Date of Award

Spring 1997

Project Type

Dissertation

Program or Major

Psychology

Degree Name

Doctor of Philosophy

First Advisor

Elizabeth Stine-Morrow

Abstract

The paradoxical nature of adult development is that it is marked by a decline in processing capacity but an increase in knowledge. A specialized formulation of increased knowledge that can occur throughout the lifespan is expertise. Because discourse processing is both a method of acquiring domain expertise and is facilitated by domain expertise, the nature of this interrelationship is central to successful aging. However, the processes through which expertise facilitates discourse processing are virtually unexplored within the cognitive aging literature. Four experiments investigating this issue are presented.

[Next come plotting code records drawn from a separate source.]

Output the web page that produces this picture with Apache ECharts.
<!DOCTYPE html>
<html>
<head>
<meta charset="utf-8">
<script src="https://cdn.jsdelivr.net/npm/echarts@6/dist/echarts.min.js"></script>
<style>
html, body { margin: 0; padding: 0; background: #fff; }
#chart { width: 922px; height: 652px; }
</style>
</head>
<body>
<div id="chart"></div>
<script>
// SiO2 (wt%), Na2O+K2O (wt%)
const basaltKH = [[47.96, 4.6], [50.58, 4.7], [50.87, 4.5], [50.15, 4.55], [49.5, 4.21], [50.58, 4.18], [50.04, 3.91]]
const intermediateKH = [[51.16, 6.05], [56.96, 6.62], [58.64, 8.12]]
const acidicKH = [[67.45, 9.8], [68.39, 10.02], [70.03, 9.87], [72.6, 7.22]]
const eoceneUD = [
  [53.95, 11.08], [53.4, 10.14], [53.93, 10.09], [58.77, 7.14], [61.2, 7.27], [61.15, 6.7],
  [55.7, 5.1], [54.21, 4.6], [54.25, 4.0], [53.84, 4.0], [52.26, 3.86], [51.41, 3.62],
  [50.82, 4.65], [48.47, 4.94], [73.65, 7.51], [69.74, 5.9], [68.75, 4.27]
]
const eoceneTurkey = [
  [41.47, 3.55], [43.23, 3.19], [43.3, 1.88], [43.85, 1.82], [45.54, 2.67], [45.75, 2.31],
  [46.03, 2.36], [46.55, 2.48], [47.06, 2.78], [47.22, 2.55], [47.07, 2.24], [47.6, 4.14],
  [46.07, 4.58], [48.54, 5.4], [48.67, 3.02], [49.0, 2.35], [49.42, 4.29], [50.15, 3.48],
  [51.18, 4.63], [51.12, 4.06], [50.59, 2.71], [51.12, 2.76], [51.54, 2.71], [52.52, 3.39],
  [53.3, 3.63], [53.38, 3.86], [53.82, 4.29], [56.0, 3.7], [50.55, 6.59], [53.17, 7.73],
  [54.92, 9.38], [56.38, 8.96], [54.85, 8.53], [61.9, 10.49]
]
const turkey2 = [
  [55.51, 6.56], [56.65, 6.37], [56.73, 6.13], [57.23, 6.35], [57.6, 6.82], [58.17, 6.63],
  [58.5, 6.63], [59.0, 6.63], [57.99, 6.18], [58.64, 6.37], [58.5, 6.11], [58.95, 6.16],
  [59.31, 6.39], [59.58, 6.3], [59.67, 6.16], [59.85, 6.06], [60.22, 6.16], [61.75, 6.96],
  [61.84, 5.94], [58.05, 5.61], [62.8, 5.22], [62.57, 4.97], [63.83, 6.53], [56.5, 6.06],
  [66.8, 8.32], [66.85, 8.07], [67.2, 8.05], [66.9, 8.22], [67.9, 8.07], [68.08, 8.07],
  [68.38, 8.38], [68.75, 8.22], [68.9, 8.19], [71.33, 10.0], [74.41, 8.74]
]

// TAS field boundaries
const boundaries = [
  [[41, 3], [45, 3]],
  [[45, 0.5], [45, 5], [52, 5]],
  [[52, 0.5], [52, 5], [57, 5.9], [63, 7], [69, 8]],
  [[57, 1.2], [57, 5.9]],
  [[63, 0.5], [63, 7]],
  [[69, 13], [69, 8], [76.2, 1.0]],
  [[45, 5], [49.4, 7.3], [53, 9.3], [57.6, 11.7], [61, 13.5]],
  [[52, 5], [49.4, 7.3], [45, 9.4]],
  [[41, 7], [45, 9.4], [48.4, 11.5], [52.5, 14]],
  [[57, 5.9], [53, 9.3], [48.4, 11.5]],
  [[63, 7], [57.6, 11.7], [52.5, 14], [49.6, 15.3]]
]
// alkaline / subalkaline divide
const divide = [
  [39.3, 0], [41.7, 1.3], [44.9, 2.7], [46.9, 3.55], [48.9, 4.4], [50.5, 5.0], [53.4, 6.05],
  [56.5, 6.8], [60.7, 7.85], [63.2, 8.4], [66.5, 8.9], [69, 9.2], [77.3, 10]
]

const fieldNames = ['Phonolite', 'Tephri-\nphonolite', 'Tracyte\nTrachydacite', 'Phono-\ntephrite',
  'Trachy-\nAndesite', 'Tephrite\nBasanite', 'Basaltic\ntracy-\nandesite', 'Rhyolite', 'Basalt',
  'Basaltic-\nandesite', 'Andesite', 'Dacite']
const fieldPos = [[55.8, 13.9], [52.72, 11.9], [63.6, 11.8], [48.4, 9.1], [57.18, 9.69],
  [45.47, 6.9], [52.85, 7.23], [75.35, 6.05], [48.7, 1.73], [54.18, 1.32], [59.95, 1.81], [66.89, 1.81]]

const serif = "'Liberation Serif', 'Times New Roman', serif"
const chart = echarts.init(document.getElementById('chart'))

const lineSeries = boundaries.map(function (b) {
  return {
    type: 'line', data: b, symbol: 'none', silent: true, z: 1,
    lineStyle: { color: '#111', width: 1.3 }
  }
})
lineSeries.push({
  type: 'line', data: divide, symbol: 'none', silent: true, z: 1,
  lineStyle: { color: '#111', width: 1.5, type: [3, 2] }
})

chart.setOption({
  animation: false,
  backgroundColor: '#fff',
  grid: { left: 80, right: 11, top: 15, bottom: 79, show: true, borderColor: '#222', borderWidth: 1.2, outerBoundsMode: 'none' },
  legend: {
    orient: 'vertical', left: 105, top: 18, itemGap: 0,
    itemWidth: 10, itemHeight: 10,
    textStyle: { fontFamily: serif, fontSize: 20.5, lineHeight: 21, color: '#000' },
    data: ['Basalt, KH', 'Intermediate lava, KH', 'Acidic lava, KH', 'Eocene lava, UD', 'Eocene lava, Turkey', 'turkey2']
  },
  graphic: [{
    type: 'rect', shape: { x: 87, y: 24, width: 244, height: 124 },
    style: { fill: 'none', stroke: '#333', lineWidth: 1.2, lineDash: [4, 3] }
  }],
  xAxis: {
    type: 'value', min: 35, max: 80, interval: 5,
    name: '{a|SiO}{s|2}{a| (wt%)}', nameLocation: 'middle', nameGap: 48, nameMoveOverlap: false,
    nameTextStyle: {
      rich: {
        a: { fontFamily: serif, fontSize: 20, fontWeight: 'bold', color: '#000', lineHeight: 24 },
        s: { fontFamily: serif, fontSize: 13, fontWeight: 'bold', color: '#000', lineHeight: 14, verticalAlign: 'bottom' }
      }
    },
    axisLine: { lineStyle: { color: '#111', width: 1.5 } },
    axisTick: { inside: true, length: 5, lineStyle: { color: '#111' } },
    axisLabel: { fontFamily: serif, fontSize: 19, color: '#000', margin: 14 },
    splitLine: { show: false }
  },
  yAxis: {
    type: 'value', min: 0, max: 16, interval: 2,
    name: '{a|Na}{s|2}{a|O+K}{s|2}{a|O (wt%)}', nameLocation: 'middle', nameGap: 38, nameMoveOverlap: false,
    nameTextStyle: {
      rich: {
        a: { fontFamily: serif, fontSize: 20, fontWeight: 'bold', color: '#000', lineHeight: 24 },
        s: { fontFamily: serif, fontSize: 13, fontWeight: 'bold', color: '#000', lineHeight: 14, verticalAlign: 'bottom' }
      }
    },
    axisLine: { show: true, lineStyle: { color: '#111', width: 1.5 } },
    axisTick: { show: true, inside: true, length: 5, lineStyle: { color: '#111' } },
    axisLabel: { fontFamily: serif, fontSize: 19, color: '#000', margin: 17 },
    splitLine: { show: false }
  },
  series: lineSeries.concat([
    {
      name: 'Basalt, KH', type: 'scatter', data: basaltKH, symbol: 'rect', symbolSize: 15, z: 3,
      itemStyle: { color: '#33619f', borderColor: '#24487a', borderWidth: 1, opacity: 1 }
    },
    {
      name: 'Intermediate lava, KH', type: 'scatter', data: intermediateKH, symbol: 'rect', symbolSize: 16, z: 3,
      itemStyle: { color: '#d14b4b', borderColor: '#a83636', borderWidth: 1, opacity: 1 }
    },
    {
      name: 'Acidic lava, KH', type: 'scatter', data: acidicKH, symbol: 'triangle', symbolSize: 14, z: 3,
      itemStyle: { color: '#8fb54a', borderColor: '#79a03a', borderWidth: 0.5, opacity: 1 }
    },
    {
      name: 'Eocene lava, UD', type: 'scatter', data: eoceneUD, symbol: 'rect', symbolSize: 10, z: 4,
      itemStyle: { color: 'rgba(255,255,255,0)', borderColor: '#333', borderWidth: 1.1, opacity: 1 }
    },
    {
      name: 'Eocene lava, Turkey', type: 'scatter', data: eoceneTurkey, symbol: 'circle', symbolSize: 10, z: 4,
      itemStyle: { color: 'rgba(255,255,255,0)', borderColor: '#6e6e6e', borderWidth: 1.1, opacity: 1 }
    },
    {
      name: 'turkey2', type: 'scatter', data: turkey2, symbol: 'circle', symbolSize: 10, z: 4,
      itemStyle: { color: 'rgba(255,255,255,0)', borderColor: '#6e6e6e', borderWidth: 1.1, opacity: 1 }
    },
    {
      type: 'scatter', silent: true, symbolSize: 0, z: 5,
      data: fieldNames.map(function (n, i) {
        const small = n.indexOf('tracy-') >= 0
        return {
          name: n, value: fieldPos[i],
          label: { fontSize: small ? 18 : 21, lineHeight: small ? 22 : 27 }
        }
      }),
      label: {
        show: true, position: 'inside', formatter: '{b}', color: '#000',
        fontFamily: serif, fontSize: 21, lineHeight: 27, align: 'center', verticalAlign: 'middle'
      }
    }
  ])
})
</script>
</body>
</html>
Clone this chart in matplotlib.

The first experiment investigated age differences in on-line reading strategies of readers with high and low recall using passages in which expertise was "induced" by giving "high-knowledge" subjects titles to passages that were otherwise incoherent. In Experiment 2, age differences in parsing mechanisms underlying discourse processing of high- and low-knowledge listeners were examined using speech segmentation methodology. Experiment 3 was conducted to examine age differences in the effects of task demands on the reading strategies of high- and low-knowledge adults. Lastly, in Experiment 4, age differences in discourse processing strategies were investigated in the real-world domain of cooking.